This case involves application of the priority provision of the no-fault act, MCL 500.3101 et seq.; MSA 24.13101 et seq. Section 3114 of the act, MCL 500.3114; MSA 24.13114, in relevant part, requires an injured person to first seek benefits from the insurer of a relative domiciled in the same household before seeking benefits from the insurer of the owner of the vehicle occupied at the time of the injury.
In this case, plaintiff was injured while alighting from a vehicle owned by Cecil McMillan. Plaintiff, who was uninsured, filed suit against Automobile Club Insurance Association, her son’s insurer, and Wolverine Mutual Insurance Company, McMillan’s insurer. Auto Club then filed a cross-complaint against Wolverine Mutual, seeking reimbursement for any benefits Auto Club might eventually pay to plaintiff. The parties later entered into an agreement whereby Auto Club was to compensate plaintiff and thereafter seek reimbursement from Wolverine Mutual. Plaintiffs complaint was dismissed, and the case proceeded between Auto Club and Wolverine Mutual, with the *422only issue being which insurance company had priority to pay plaintiffs claim.
Following a bench trial, the trial court ruled that plaintiff and her son, Donald Hicks, were not domiciled in the same household at the time of the injury. Judgment was entered in Auto Club’s favor for $18,497.90 as follows: $13,492.88 for benefits paid to plaintiff; $1,040 for fees paid to plaintiff’s attorneys; $3,861.02 for Auto Club’s attorney fees; and $104 for costs. Wolverine Mutual appeals as of right, raising two issues.

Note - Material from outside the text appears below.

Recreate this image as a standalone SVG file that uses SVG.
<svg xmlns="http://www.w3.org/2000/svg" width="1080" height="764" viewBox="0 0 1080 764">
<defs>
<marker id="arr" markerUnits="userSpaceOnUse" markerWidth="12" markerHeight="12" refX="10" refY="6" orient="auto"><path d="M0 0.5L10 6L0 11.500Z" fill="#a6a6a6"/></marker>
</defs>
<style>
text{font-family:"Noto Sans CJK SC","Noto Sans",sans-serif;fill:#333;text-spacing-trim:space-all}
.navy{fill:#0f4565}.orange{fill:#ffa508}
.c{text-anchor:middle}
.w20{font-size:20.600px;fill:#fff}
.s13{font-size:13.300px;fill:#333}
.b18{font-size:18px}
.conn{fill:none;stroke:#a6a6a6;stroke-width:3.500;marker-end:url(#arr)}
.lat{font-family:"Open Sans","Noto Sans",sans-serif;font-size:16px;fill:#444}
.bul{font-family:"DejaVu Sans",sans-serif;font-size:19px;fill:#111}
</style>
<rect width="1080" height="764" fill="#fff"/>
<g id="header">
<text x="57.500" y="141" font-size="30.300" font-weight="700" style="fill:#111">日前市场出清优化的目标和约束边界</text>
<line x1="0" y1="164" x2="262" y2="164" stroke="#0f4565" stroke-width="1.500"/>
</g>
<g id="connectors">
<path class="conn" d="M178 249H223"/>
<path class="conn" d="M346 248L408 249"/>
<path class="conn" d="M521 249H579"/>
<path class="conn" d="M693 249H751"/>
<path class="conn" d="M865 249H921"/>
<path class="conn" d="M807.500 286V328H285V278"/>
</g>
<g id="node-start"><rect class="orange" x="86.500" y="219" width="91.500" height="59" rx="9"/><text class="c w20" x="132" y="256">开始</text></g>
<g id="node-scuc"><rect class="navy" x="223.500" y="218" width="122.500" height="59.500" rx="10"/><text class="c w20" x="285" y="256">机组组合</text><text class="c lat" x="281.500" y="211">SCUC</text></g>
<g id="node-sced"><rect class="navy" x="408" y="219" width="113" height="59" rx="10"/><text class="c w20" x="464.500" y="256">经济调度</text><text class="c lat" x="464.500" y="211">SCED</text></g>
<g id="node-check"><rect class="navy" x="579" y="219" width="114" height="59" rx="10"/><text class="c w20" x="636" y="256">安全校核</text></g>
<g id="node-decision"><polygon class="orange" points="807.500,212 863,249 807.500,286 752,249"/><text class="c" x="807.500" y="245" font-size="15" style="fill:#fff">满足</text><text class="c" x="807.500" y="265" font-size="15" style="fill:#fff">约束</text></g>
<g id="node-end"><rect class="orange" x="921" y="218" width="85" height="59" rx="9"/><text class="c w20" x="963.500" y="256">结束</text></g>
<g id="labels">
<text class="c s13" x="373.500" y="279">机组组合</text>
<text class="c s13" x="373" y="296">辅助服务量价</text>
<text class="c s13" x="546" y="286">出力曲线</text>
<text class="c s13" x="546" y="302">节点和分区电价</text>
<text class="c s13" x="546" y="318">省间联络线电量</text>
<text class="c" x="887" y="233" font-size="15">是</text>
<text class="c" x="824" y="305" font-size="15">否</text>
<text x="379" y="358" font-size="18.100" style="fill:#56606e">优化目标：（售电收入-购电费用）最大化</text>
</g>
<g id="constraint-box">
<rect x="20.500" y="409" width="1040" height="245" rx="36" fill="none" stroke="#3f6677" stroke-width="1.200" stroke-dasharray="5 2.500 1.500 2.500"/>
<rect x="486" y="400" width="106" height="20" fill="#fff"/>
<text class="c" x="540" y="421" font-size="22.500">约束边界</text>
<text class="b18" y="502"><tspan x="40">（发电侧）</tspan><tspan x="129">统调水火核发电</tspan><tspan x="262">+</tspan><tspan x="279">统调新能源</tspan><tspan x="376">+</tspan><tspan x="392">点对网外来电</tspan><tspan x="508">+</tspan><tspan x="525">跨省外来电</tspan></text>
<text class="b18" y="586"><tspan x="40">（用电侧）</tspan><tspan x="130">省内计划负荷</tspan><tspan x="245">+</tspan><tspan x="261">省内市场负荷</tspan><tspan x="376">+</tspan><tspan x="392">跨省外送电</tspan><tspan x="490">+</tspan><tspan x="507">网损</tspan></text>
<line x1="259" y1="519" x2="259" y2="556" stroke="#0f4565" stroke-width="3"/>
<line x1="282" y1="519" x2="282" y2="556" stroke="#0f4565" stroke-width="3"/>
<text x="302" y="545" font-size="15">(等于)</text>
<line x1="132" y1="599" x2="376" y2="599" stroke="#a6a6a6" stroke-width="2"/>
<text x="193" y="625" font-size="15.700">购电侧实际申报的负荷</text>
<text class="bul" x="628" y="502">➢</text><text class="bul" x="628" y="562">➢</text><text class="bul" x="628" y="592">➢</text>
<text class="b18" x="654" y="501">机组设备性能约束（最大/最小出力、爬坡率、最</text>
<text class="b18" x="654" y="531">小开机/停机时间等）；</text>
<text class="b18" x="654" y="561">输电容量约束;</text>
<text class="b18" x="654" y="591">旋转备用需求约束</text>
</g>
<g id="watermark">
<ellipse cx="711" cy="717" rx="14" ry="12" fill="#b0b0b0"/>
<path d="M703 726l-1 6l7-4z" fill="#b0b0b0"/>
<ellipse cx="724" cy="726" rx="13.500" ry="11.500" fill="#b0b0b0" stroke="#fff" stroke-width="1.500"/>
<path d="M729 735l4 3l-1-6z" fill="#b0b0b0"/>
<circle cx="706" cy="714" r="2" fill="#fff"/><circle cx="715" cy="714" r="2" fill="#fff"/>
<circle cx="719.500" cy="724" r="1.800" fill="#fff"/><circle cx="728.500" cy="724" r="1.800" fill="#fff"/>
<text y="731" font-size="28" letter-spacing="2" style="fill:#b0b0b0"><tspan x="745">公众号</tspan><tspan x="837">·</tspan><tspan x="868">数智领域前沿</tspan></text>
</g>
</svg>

The first issue presented is whether the trial court erred in finding that plaintiff and her son were not domiciled in the same household. We find no error.
The determination of domicile is a question of fact for the trial court and will not be reversed unless the evidence clearly preponderates in the opposite direction. Dobson v Maki, 184 Mich App 244, 253; 457 NW2d 132 (1990).

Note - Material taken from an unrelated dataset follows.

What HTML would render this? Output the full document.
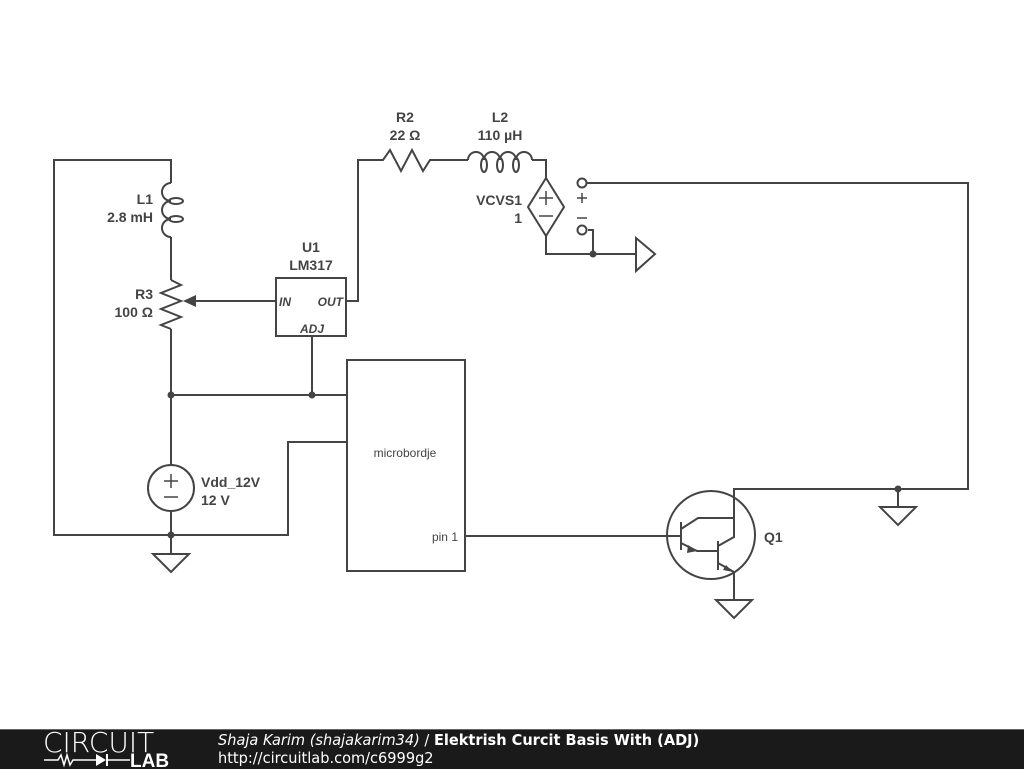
<!DOCTYPE html>
<html><head><meta charset="utf-8"><style>
html,body{margin:0;padding:0;background:#fff;}
body{width:1024px;height:768px;overflow:hidden;position:relative;font-family:"Liberation Sans",sans-serif;}
svg text{font-family:"Liberation Sans",sans-serif;fill:#444;}
</style></head><body>
<svg width="1024" height="768" viewBox="0 0 1024 768" style="position:absolute;left:0;top:0">
<g fill="none" stroke="#444" stroke-width="2">
<polyline points="171,183 171,160 54,160 54,535 288,535 288,442 347,442"/>
<path d="M171,183 a9,9 0 0 0 0,18 a9,9 0 0 0 0,18 a9,9 0 0 0 0,18"/>
<ellipse cx="176" cy="201" rx="7" ry="3"/>
<ellipse cx="176" cy="219" rx="7" ry="3"/>
<line x1="171" y1="237" x2="171" y2="280"/>
<polyline points="171,280 181,285 161,293 181,301 161,309 181,317 161,325 171,329"/>
<polyline points="171,329 171,465"/>
<line x1="276" y1="301" x2="190" y2="301"/>
<circle cx="171" cy="488" r="23"/>
<line x1="171" y1="511" x2="171" y2="554"/>
<polygon points="153,554 189,554 171,572"/>
<line x1="171" y1="395" x2="347" y2="395"/>
<line x1="312" y1="336" x2="312" y2="395"/>
<rect x="276" y="278" width="70" height="58"/>
<polyline points="346,301 358,301 358,160 378,160"/>
<polyline points="378,160 383,160 390,150 401,171 412,150 423,171 430,160 468,160"/>
<path d="M468,160 a8,8 0 0 1 16,0 a8,8 0 0 1 16,0 a8,8 0 0 1 16,0 a8,8 0 0 1 16,0"/>
<ellipse cx="484" cy="165" rx="3" ry="7"/>
<ellipse cx="500" cy="165" rx="3" ry="7"/>
<ellipse cx="516" cy="165" rx="3" ry="7"/>
<polyline points="532,160 546,160 546,178"/>
<polygon points="546,178 564,207 546,236 528,207"/>
<polyline points="546,236 546,254 636,254"/>
<polyline points="588,230 593,230 593,254"/>
<polygon points="636,238 636,271 655,254"/>
<circle cx="582" cy="183" r="4.5"/>
<circle cx="582" cy="230" r="4.5"/>
<polyline points="587,183 968,183 968,489 734,489 734,512"/>
<polyline points="898,489 898,507"/>
<polygon points="880,507 916,507 898,525"/>
<rect x="347" y="360" width="118" height="211"/>
<line x1="465" y1="536" x2="681" y2="536"/>
<circle cx="711" cy="535" r="44"/>
<line x1="681" y1="522" x2="681" y2="550"/>
<polyline points="681,529 698,518 734,518"/>
<polyline points="681,543 697,551 718,551"/>
<line x1="718" y1="541" x2="718" y2="570"/>
<polyline points="734,512 734,537 718,546"/>
<line x1="718" y1="563" x2="734" y2="572"/>
<line x1="734" y1="572" x2="734" y2="600"/>
<polygon points="716,600 752,600 734,618"/>
</g>
<g fill="#444">
<circle cx="171" cy="395" r="3.5"/><circle cx="312" cy="395" r="3.5"/>
<circle cx="171" cy="535" r="3.5"/><circle cx="593" cy="254" r="3.5"/>
<circle cx="898" cy="489" r="3.5"/>
<polygon points="183,301 196,295 196,307"/>
<polygon points="733,572 723,570 726,565"/>
<polygon points="697,551 688,545 687,553"/>
</g>
<g stroke="#444" stroke-width="1.5">
<line x1="164" y1="481" x2="178" y2="481"/><line x1="171" y1="474" x2="171" y2="488"/>
<line x1="164" y1="497" x2="178" y2="497"/>
<line x1="539" y1="198" x2="553" y2="198"/><line x1="546" y1="191" x2="546" y2="205"/>
<line x1="539" y1="216" x2="553" y2="216"/>
<line x1="577" y1="198" x2="587" y2="198"/><line x1="582" y1="193" x2="582" y2="203"/>
<line x1="577" y1="218" x2="587" y2="218"/>
</g>
<g font-weight="bold" font-size="14">
<text x="153" y="204" text-anchor="end">L1</text>
<text x="153" y="222" text-anchor="end">2.8 mH</text>
<text x="153" y="299" text-anchor="end">R3</text>
<text x="153" y="317" text-anchor="end">100 Ω</text>
<text x="311" y="252" text-anchor="middle">U1</text>
<text x="311" y="270" text-anchor="middle">LM317</text>
<text x="405" y="122" text-anchor="middle">R2</text>
<text x="405" y="140" text-anchor="middle">22 Ω</text>
<text x="500" y="122" text-anchor="middle">L2</text>
<text x="500" y="140" text-anchor="middle">110 µH</text>
<text x="522" y="205" text-anchor="end">VCVS1</text>
<text x="522" y="223" text-anchor="end">1</text>
<text x="201" y="487">Vdd_12V</text>
<text x="201" y="505">12 V</text>
<text x="764" y="542">Q1</text>
</g>
<g font-style="italic" font-size="12" font-weight="bold">
<text x="279" y="306">IN</text>
<text x="343" y="306" text-anchor="end">OUT</text>
<text x="312" y="333" text-anchor="middle">ADJ</text>
</g>
<text x="405" y="457" text-anchor="middle" font-size="12">microbordje</text>
<text x="458" y="541" text-anchor="end" font-size="12">pin 1</text>
</svg>
<div style="position:absolute;left:0;top:729px;width:1024px;height:39px;background:#1a1a1a;border-top:1px solid #666;"></div>
<div style="position:absolute;left:43px;top:729px;color:#fff;font-size:28px;font-family:'DejaVu Sans',sans-serif;font-weight:200;line-height:28px;">CIRCUIT</div>
<svg width="140" height="18" style="position:absolute;left:44px;top:751px"><polyline points="0,9 14,9 17,4 20,14 23,4 26,14 29,9 52,9" stroke="#fff" fill="none" stroke-width="1.5"/><polygon points="52,3 52,15 62,9" fill="#fff"/><line x1="63" y1="3" x2="63" y2="15" stroke="#fff" stroke-width="2"/><line x1="63" y1="9" x2="86" y2="9" stroke="#fff" stroke-width="1.5"/><text x="86" y="16" font-size="19" font-weight="bold" style="fill:#fff;font-family:'Liberation Sans',sans-serif">LAB</text></svg>
<div style="position:absolute;left:218px;top:731px;color:#fff;font-size:15px;font-family:'DejaVu Sans',sans-serif;white-space:nowrap;line-height:18px;transform:scaleX(0.97);transform-origin:left;"><i>Shaja Karim (shajakarim34)</i> / <b>Elektrish Curcit Basis With (ADJ)</b></div>
<div style="position:absolute;left:218px;top:749px;color:#fff;font-size:15px;font-family:'DejaVu Sans',sans-serif;white-space:nowrap;line-height:18px;transform:scaleX(0.97);transform-origin:left;">http://circuitlab.com/c6999g2</div>
</body></html>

The evidence adduced at trial established that plaintiff and McMillan purchased a house which was divided into two separate units, one upstairs and one downstairs. Plaintiff and McMillan lived in the lower unit, and Donald Hicks and his family occupied the upper unit. Each unit had its own living area, sleeping quarters, kitchen, and bathroom. The units had separate entrances, post office addresses, telephone lines, and electric bills. A "formal” agreement existed between plaintiff and her son whereby Donald paid plaintiff $200 per month in rent. Applying these facts to the factors enumerated by this Court in Dobson, supra, p 252 (citing Workman v DAIIE, 404 Mich 477; 274 NW2d 373 [1979], and Dairyland Ins Co v Auto-Owners Ins Co, 123 Mich App 675; 333 NW2d 322 [1983]), we cannot say that the evidence clearly *423preponderates opposite to the trial court’s determination.
The next issue raised is whether the trial court erred in awarding Auto Club attorney fees. We agree with Wolverine Mutual and find that Auto Club was not entitled to recover its own attorney fees under the no-fault act.
Pursuant to the act, an attorney is entitled to a reasonable fee for advising and representing a claimant in an action for personal injury protection benefits which are overdue if the insurer unreasonably refuses to pay the claim or unreasonably delays in making payment. MCL 500.3148(1); MSA 24.13148(1). However, in this case, Auto Club did not advise or represent the claimant. Cf. Darnell v Auto-Owners Ins Co, 142 Mich App 1, 14-15; 369 NW2d 243 (1985). In any event, we do not find unreasonable Wolverine Mutual’s refusal to pay, because a bona fide factual uncertainty existed. See Bloemsma v Auto Club Ins Ass’n, 174 Mich App 692, 697; 436 NW2d 442 (1989). Auto Club is not entitled to attorney fees under the no-fault act.
Auto Club alternatively argues that it is entitled to mediation sanctions. Because this issue was not addressed by the trial court, it having found that Auto Club was entitled to attorney fees under the no-fault act, we remand so that the trial court may address the issue.
Affirmed in part, reversed in part, and remanded for proceedings consistent with this opinion. We do not retain jurisdiction.